When the War of 1812 came to Ohio, most Shawnees did not support Tecumseh and his British allies, but instead sought to remain neutral. As the war progressed, American leaders put pressure on the neutral Shawnees leaders to choose a side. Black Hoof and another prominent Shawnee chief, Captain Lewis, agreed to lend their aid to the Americans. On November 25, 1812, Captain Logan (Spemica Lawba), a cousin of the Snake brothers, died after fighting in a skirmish while serving in the army of American General William Henry Harrison. In August 1813, Shemanetoo and Captain Lewis joined more than 200 Shawnee and Lenape warriors for Harrison's invasion of Upper Canada, serving as scouts and skirmishers. Shemanetoo and the Shawnees were present at the Battle of the Thames on October 5, 1813, in which Tecumseh was killed. The American-allied Shawnees were still encircling the British position when the Americans charged, and so the battle was over before Shemanetoo and his fellow warriors were engaged. Although Tecumseh is popularly associated with Shawnee resistance to the United States, more Shawnees served in Harrison's army at the Battle of the Thames than alongside Tecumseh.

As the war turned in the Americans' favor, they sought to gain the loyalty of Natives who had been fighting for the British with the Treaty of Greenville (1814). Lewis and other American-allied Shawnees were present, and Shemanetoo put his mark on the treaty, where his name was written as "Shammonetho, or Snake." At the end of the war, Lewis, Black Hoof, and other Shawnees signed the Treaty of Spring Wells on September 8, 1815, which confirmed that the Shawnees still owned the land guaranteed to them in the 1795 Treaty of Greenville. Shemanetoo signed the treaty as "Shemenetoo, or big snake."

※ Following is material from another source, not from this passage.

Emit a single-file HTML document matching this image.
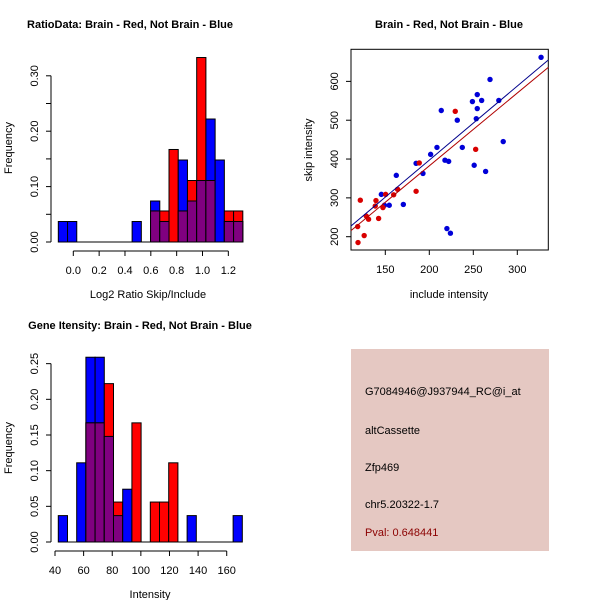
<!DOCTYPE html>
<html><head><meta charset="utf-8"><style>
body{margin:0;background:#fff}
svg{display:block;font-family:"Liberation Sans",Arial,sans-serif}
</style></head><body>
<svg id="s" width="600" height="600" xmlns="http://www.w3.org/2000/svg">
<rect width="600" height="600" fill="#fff"/>
<text x="130" y="28" font-size="11" font-weight="bold" text-anchor="middle">RatioData: Brain - Red, Not Brain - Blue</text>
<text x="449" y="28" font-size="11" font-weight="bold" text-anchor="middle">Brain - Red, Not Brain - Blue</text>
<text x="140" y="329" font-size="11" font-weight="bold" text-anchor="middle">Gene Itensity: Brain - Red, Not Brain - Blue</text>
<g id="g1"></g>
<g id="g2"></g>
<g id="g3"></g>
<g>
<rect x="351" y="349" width="198" height="202" fill="#e5c8c2"/>
<text x="365" y="395" font-size="11">G7084946@J937944_RC@i_at</text>
<text x="365" y="434" font-size="11">altCassette</text>
<text x="365" y="471" font-size="11">Zfp469</text>
<text x="365" y="508" font-size="11">chr5.20322-1.7</text>
<text x="365" y="536" font-size="11" fill="#8b0000">Pval: 0.648441</text>
</g>
</svg>
<script>
// Ratio histogram data
const ratioBinStart = -0.116;
const ratioBinWidth = 0.0714;
const ratioBlue = [0.037,0.037,0,0,0,0,0,0,0.037,0,0.074,0.037,0,0.148,0.074,0.111,0.222,0.148,0.037,0.037];
const ratioRed  = [0,0,0,0,0,0,0,0,0,0,0.056,0.056,0.167,0.056,0.111,0.333,0.111,0,0.056,0.056];
const ratioXTicks = [0.0,0.2,0.4,0.6,0.8,1.0,1.2];
const ratioYTicks = [0,0.05,0.10,0.15,0.20,0.25,0.30];
// Intensity histogram data
const intBinStart = 42.3;
const intBinWidth = 6.43;
const intBlue = [0.037,0,0.111,0.259,0.259,0.148,0.037,0.074,0,0,0,0,0,0,0.037,0,0,0,0,0.037];
const intRed  = [0,0,0,0.167,0.167,0.222,0.056,0,0.167,0,0.056,0.056,0.111,0,0,0,0,0,0,0];
const intXTicks = [40,60,80,100,120,140,160];
const intYTicks = [0,0.05,0.10,0.15,0.20,0.25];
// Scatter data
const blueX = [327,269,254.5,249,259.5,279,254.5,253.4,213.6,231.8,208.7,237.5,201.5,284,217.8,222,251,264,185,162.5,192.8,170.5,154.5,145.5,149,220,224];
const blueY = [662,605,566,548,551,551,530,504,525,500,430,430,412,445,397,394,384,368,389,358,363,283,281,309,281,221,209];
const redX = [229.5,252.7,188.6,185,164,159.5,150.4,139.4,121.6,138.6,147.3,128.4,131,142.4,118.6,126,119];
const redY = [523,425,390,317,322,308,309,293,294,279,275,253,245,247,226,203,185];
const fitSlope = [1.907,1.876];
const fitIntercept = [15.8,7.3];
const scXTicks = [150,200,250,300];
const scYTicks = [200,300,400,500,600];

const NS='http://www.w3.org/2000/svg';
function mk(p,t,a){const e=document.createElementNS(NS,t);for(const k in a)e.setAttribute(k,a[k]);p.appendChild(e);return e;}

function hist(g,o){
  const X=v=>o.x0+(v-o.xv0)*o.xs, Y=v=>o.y0-v*o.ys;
  const n=o.blue.length;
  for(let i=0;i<n;i++){
    const l=X(o.bs+i*o.bw), r=X(o.bs+(i+1)*o.bw);
    const b=o.blue[i], rd=o.red[i];
    if(b>0){const e=mk(g,'rect',{x:l,y:Y(b),width:r-l,height:Y(0)-Y(b),fill:'#0000ff',stroke:'#000','stroke-width':1});
      
      }
    if(rd>0){const e=mk(g,'rect',{x:l,y:Y(rd),width:r-l,height:Y(0)-Y(rd),fill:'#ff0000',stroke:'#000','stroke-width':1});
      
      }
    const m=Math.min(b,rd);
    if(m>0){const e=mk(g,'rect',{x:l,y:Y(m),width:r-l,height:Y(0)-Y(m),fill:'#800080',stroke:'#000','stroke-width':1});
      
      }
  }
  mk(g,'line',{x1:X(o.bs),x2:X(o.bs+n*o.bw),y1:Y(0),y2:Y(0),stroke:'#000'});
  const ya=mk(g,'g',{});
  
  
  mk(ya,'line',{x1:o.yax,x2:o.yax,y1:Y(o.yt[0]),y2:Y(o.yt[o.yt.length-1]),stroke:'#000'});
  o.yt.forEach((t,i)=>{mk(ya,'line',{x1:o.yax-5,x2:o.yax,y1:Y(t),y2:Y(t),stroke:'#000'});
    if(i%o.ylEvery===0){const tx=mk(ya,'text',{x:0,y:0,'font-size':11,'text-anchor':'middle',transform:`translate(${o.yax-13},${Y(t)}) rotate(-90)`});tx.textContent=t.toFixed(2);
      
      }});
  const xa=mk(g,'g',{});
  
  
  const xy=o.xay;
  mk(xa,'line',{x1:X(o.xt[0]),x2:X(o.xt[o.xt.length-1]),y1:xy,y2:xy,stroke:'#000'});
  o.xt.forEach(t=>{mk(xa,'line',{x1:X(t),x2:X(t),y1:xy,y2:xy+5,stroke:'#000'});
    const tx=mk(xa,'text',{x:X(t),y:xy+23,'font-size':11,'text-anchor':'middle'});tx.textContent=o.fmt(t);
    
    });
  const xl=mk(g,'text',{x:o.xlc,y:o.xly,'font-size':11,'text-anchor':'middle'});xl.textContent=o.xlab;
  
  
  const yl=mk(g,'text',{x:0,y:0,'font-size':11,'text-anchor':'middle',transform:`translate(12,${o.ylc}) rotate(-90)`});yl.textContent='Frequency';
  
  
}
hist(document.getElementById('g1'),{x0:73.3,xv0:0,xs:129.2,y0:242,ys:554,blue:ratioBlue,red:ratioRed,bs:ratioBinStart,bw:ratioBinWidth,
  yt:ratioYTicks,ylEvery:2,yax:51,xt:ratioXTicks,xay:251,fmt:t=>t.toFixed(1),xlab:'Log2 Ratio Skip/Include',xlc:148,xly:298,ylc:148});
hist(document.getElementById('g3'),{x0:55,xv0:40,xs:1.431,y0:542,ys:713.4,blue:intBlue,red:intRed,bs:intBinStart,bw:intBinWidth,
  yt:intYTicks,ylEvery:1,yax:51,xt:intXTicks,xay:551,fmt:t=>String(t),xlab:'Intensity',xlc:150,xly:598,ylc:448});

(function(){
  const g=document.getElementById('g2');
  const X=v=>385.3+(v-150)*0.88, Y=v=>236.7-(v-200)*0.3883;
  const L=351,R=548.3,T=49.3,B=250;
  const box=mk(g,'rect',{x:L,y:T,width:R-L,height:B-T,fill:'none',stroke:'#000'});
  
  
  const cols=['#0000d8','#d80000'];
  blueX.forEach((v,i)=>{const c=mk(g,'circle',{cx:X(v),cy:Y(blueY[i]),r:2.7,fill:cols[0]});
    
    });
  redX.forEach((v,i)=>{const c=mk(g,'circle',{cx:X(v),cy:Y(redY[i]),r:2.7,fill:cols[1]});
    
    });
  const lc=['#00008b','#b00000'];
  const x1=(L-385.3)/0.88+150, x2=(R-385.3)/0.88+150;
  fitSlope.forEach((s,i)=>{const ln=mk(g,'line',{x1:L,x2:R,y1:Y(fitIntercept[i]+s*x1),y2:Y(fitIntercept[i]+s*x2),stroke:lc[i],'stroke-width':1});
    
    });
  scXTicks.forEach(t=>{mk(g,'line',{x1:X(t),x2:X(t),y1:B,y2:B+5,stroke:'#000'});
    const tx=mk(g,'text',{x:X(t),y:B+23,'font-size':11,'text-anchor':'middle'});tx.textContent=t;
    
    });
  scYTicks.forEach(t=>{mk(g,'line',{x1:L-5,x2:L,y1:Y(t),y2:Y(t),stroke:'#000'});
    const tx=mk(g,'text',{x:0,y:0,'font-size':11,'text-anchor':'middle',transform:`translate(${L-13},${Y(t)}) rotate(-90)`});tx.textContent=t;
    
    });
  const xl=mk(g,'text',{x:449,y:298,'font-size':11,'text-anchor':'middle'});xl.textContent='include intensity';
  
  
  const yl=mk(g,'text',{x:0,y:0,'font-size':11,'text-anchor':'middle',transform:'translate(312,150) rotate(-90)'});yl.textContent='skip intensity';
  
  
})();
</script>
</body></html>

The American population in Ohio continued to rise after the War of 1812, increasing pressure on the Shawnees to cede their territory and move west of the Mississippi. In the 1817 Treaty of Fort Meigs, Shawnee other leaders ceded northwestern Ohio to the United States in exchange for carefully delineated reservations. Shemanetoo signed this treaty as "Shemenetu, or Big Snake." The Treaty of Fort Meigs created three small Shawnee reservations in Ohio: Wapakoneta, Lewistown, and Hog Creek, encompassing about 170 sqmi. The Treaty of Fort Meigs met with opposition in the United States Senate. Senators disliked the notion of Natives holding land in fee simple, and so they instructed U.S. officials to renegotiate the treaty. A supplemental agreement, the 1818 Treaty of St. Mary's, was created with language that made clear the U.S. government still ultimately controlled the land, and if Shawnees sold the land, they could only sell it to the U.S. government. Shemanetoo also signed this supplemental treaty as "Shemenetu, or Big Snake."

Although the Ohio Shawnees now had reservations, white settlers continued to poach on their lands. Shawnees leaders sought to secure patents in fee simple to their lands, but their request was denied by the U.S. government. Officials in Washington now favored a policy of Indian removal, which encouraged Natives to cede their lands to the government and resettle west of the Mississippi. Shemanetoo eventually moved west, and apparently died in present-day Kansas in the late 1830s.